We can see that the structure of this query has multiple subqueries, each used for different purposes. Calculated fields are built in the second layer, the calculated field scope.

It also mentions a limitation of the calculated field: it can only access the normal columns in the same model. It cannot access another calculated field in the same model.

Let’s see a more complex case with relationship.

Calculation with Relationship

Just modify the above mdl:

 "models": [
{
"name": "orders",
"tableReference": {
"catalog": "memory",
"schema": "main",
"table": "orders"
},
"columns": [
{
"name": "orderkey",
"type": "INTEGER"
},
{
"name": "custkey",
"type": "INTEGER"
},
{
"name": "price",
"type": "INTEGER"
},
{
"name": "purchasetimestamp",
"type": "TIMESTAMP"
},
{
"name": "cusotmer",
"type": "customer",
"relationship": "customer_orders"
},
{
"name": "customer_last_month_orders_price",
"type": "INTEGER",
"isCalculated": "true",
"expression": "lag(price) over (partition by custkey order by date_trunc('YEAR', purchasetimestamp), 0, 0)"
},
{
"name": "customer_name_last_month_orders_price",
"type": "INTEGER",
"isCalculated": "true",
"expression": "lag(price) over (partition by cusotmer.name order by date_trunc('YEAR', purchasetimestamp), 0, 0)"
}
],
"primaryKey": "orderkey"
},
{
"name": "customer",
"tableReference": {
"catalog": "memory",
"schema": "main",
"table": "customer"
},
"columns": [
{
"name": "custkey",
"type": "INTEGER"
},
{
"name": "name",
"type": "STRING"
}
]
}
],
"relationships": [
{
"name": "customer_orders",
"models": ["customer", "orders"],
"joinType": "ONE_TO_MANY",
"condition": "customer.custkey = orders.custkey"
}
]

We create another model called customer and establish the relationship customer_orders. We add another similar calculated field, customer_name_last_month_orders_price, using customer.name as the partition key.

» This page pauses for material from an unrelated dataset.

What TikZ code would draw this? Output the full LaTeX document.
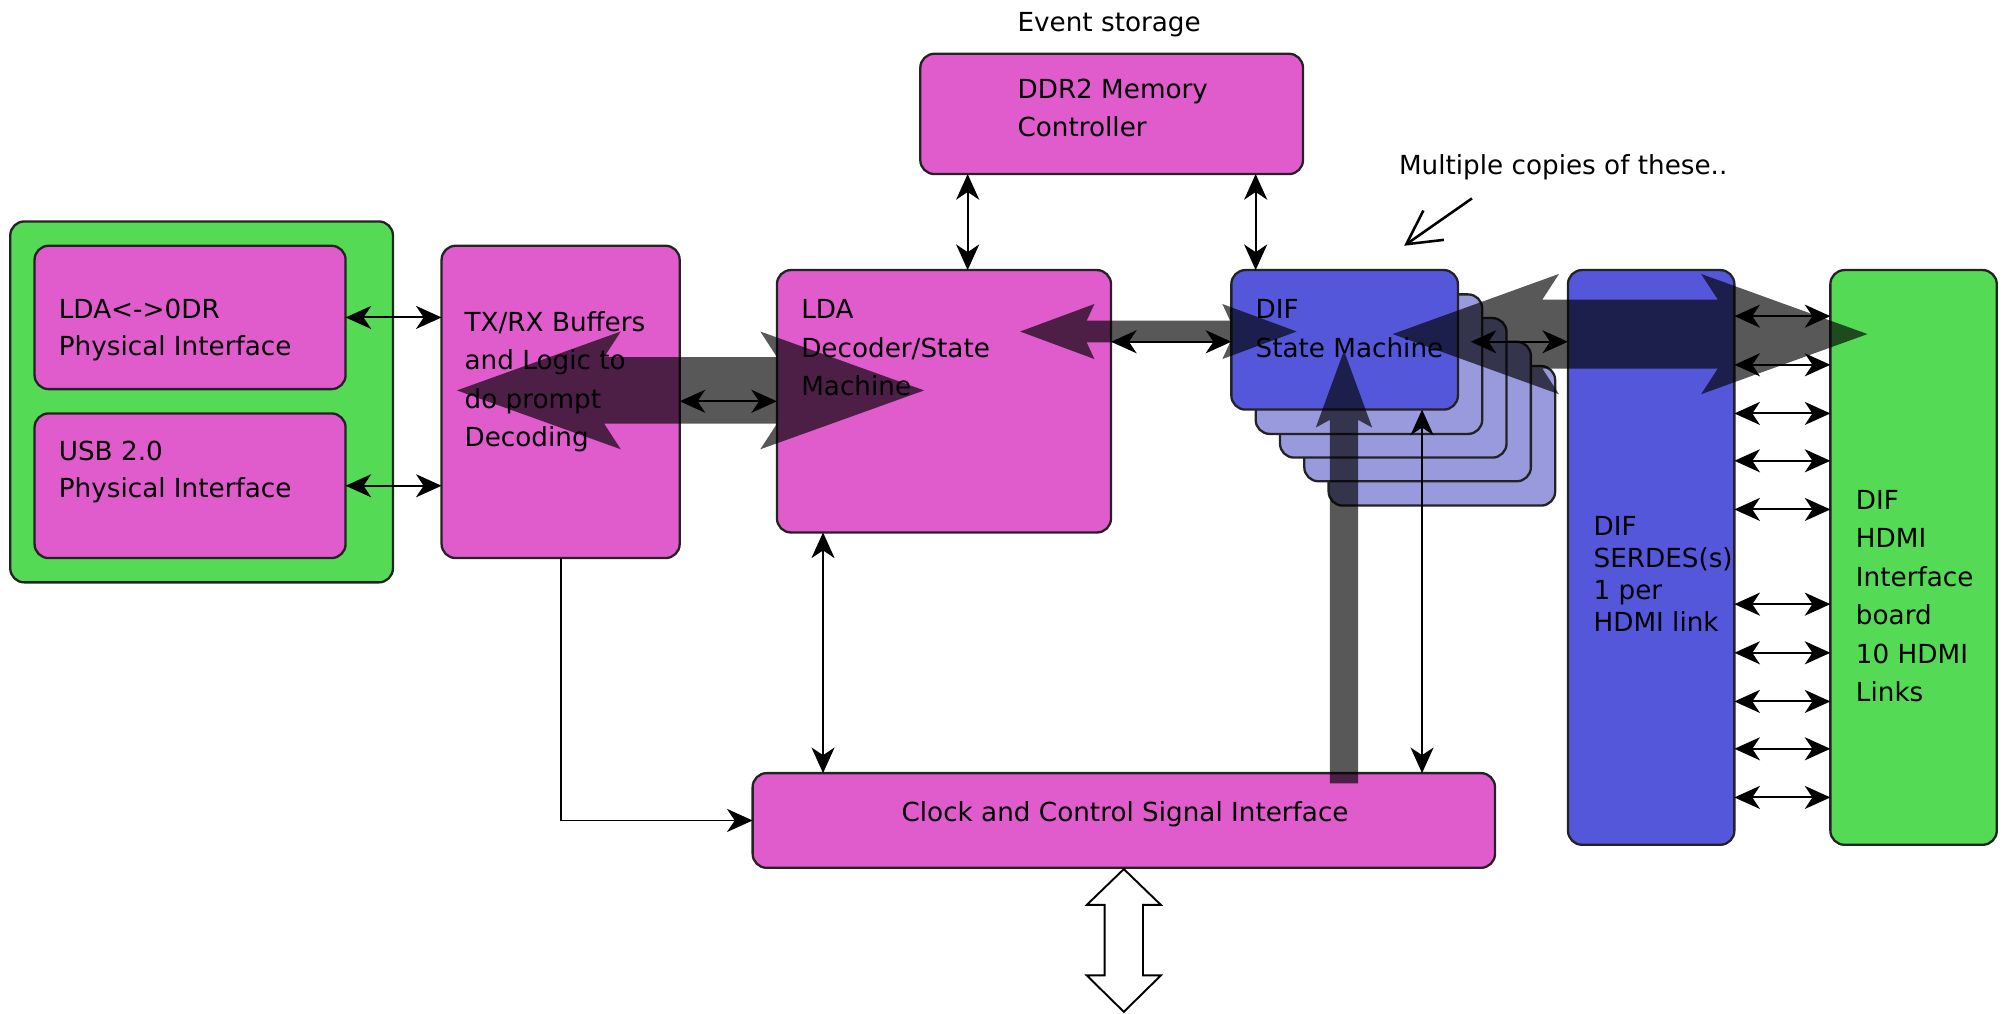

The SQL to access customer_last_month_orders_price and customer_name_last_month_orders_price is as follows:

SELECT customer_last_month_orders_price, customer_name_last_month_orders_price FROM orders

The generated SQL will be:

WITH
"customer" AS (
SELECT
"customer"."custkey" "custkey"
, "customer"."name" "name"
FROM
(
SELECT
"customer"."custkey" "custkey"
, "customer"."name" "name"
FROM
(
SELECT
"custkey" "custkey"
, "name" "name"
FROM
"memory"."main"."customer" "customer"
) "customer"
) "customer"
)
, "orders" AS (
SELECT
"orders"."orderkey" "orderkey"
, "orders"."custkey" "custkey"
, "orders"."price" "price"
, "orders"."purchasetimestamp" "purchasetimestamp"
, "orders"."customer_last_month_orders_price" "customer_last_month_orders_price"
, "orders_relationsub"."customer_name_last_month_orders_price" "customer_name_last_month_orders_price"
FROM
((
SELECT
"orders"."orderkey" "orderkey"
, "orders"."custkey" "custkey"
, "orders"."price" "price"
, "orders"."purchasetimestamp" "purchasetimestamp"
-- calcualted field no used relationship
, lag(price) OVER (PARTITION BY custkey ORDER BY date_trunc('YEAR', purchasetimestamp) ASC, 0 ASC, 0 ASC) "customer_last_month_orders_price"
FROM
(
-- normal column scope
SELECT
"orderkey" "orderkey"
, "custkey" "custkey"
, "price" "price"
, "purchasetimestamp" "purchasetimestamp"
FROM
"memory"."main"."orders" "orders"
) "orders"
) "orders"
LEFT JOIN (
SELECT
"orders"."orderkey"
-- calcualted field used relationship
, lag(price) OVER (PARTITION BY "customer"."name" ORDER BY date_trunc('YEAR', purchasetimestamp) ASC, 0 ASC, 0 ASC) "customer_name_last_month_orders_price"
FROM
((
-- normal column scope
SELECT
"orderkey" "orderkey"
, "custkey" "custkey"
, "price" "price"
, "purchasetimestamp" "purchasetimestamp"
FROM
"memory"."main"."orders" "orders"
) "orders"
LEFT JOIN "customer" ON ("customer"."custkey" = "orders"."custkey"))
) "orders_relationsub" ON ("orders"."orderkey" = "orders_relationsub"."orderkey"))
)
SELECT
customer_last_month_orders_price
, customer_name_last_month_orders_price
FROM
orders

It's easy to see that the field invoking the relationship would be built in another scope because it requires additional join tables.

However, they have the same limitations: they can only use the normal columns in the same model or the columns in another related model.